Voyons comment ils opèrent sur un exemple concret. Vous avez une décision à prendre : est-ce que je déménage ou non ? Est-ce que je change de travail ou non ? Est-ce que je vais à l’invitation de ma cousine ou non ? La première voie pour discerner est celle de la vertu de prudence : vous pesez le pour et le contre, vous prenez conseil, etc. Mais vous pouvez aussi l’enrichir de la seconde voie et demander à l’Esprit-Saint : « Montre-moi. Mon cœur est incliné dans cette direction, mais l’autre est aussi bonne. Je lâche mon projet et je m’ouvre aux deux directions. Toi, vers laquelle inclinerais-tu mon cœur ? » Ce faisant, vous faites usage du don de conseil qui vous rend docile au discernement venant de l’Esprit-Saint.
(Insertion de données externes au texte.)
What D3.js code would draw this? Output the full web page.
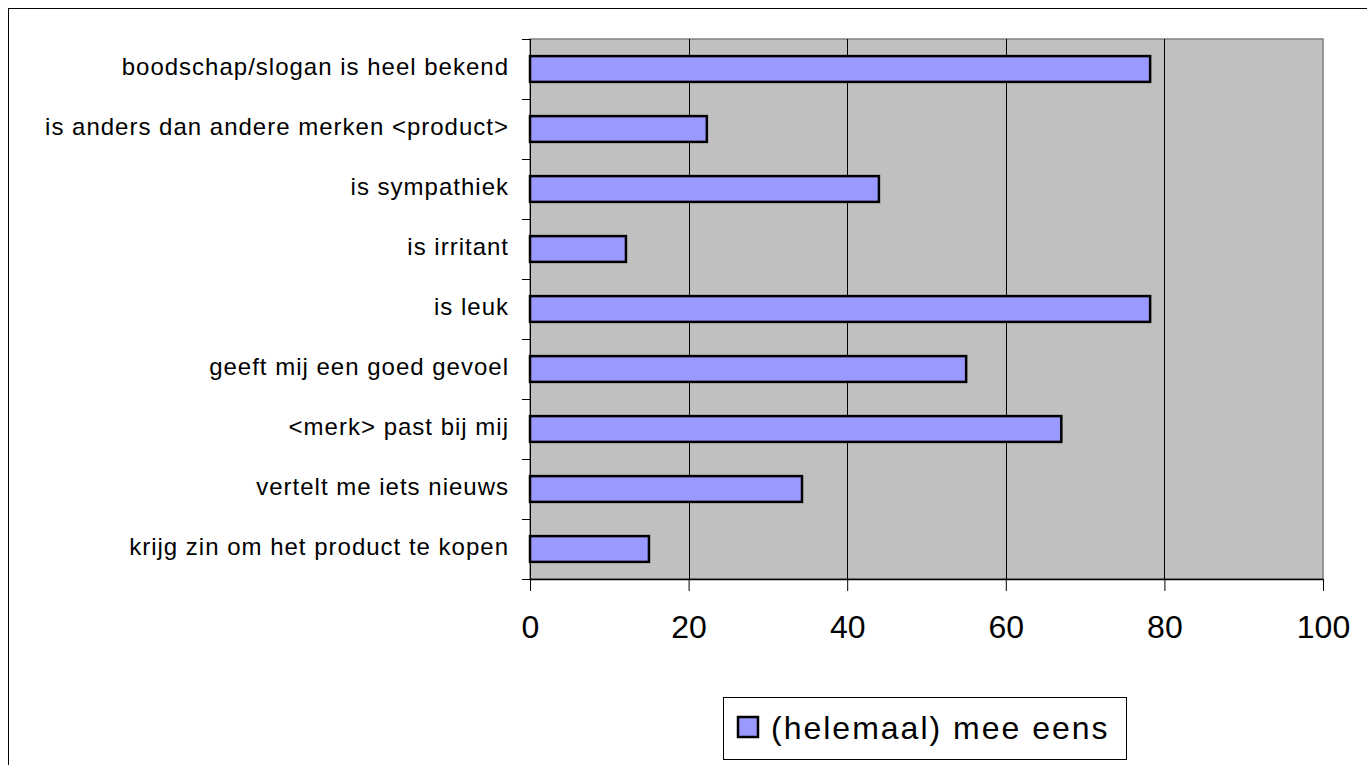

Et les autres dons à notre disposition couvrent tous les secteurs de notre vie. Parmi les ouvrages qui expose ce grand cadeau que sont les dons du Saint-Esprit, le meilleur est celui du père Louis Lallemant, un jésuite qui a vécu un siècle après saint Ignace et dont le pape François a recommandé à plusieurs reprises son livre : Doctrine spirituelle.

 

« Celui-ci est fils de Dieu qui est conduit par l’Esprit de Dieu ». Esprit-Saint, configure-nous à l’image du Fils pour que notre cœur ne sois plus qu’une supplication pleine de reconnaissance : « Abba, Père ! ». Et que nous soyons toujours plus abandonnés et dociles pour servir Ton œuvre dans l’Église, en France (aujourd’hui est la fête de sainte Jeanne d’Arc) et dans le monde.

Pascal Ide

[1] Thomas d’Aquin, Commentaire de l’Épître aux Romains suivi de Lettre à Bernard Ayglier, abbé du Mont-Cassin, ch. 8, l. 3, n. 635, trad. Jean-Éric Stroobant de Saint-Éloy, Paris, Le Cerf, 1999, p. 301-302. Trad. modifiée.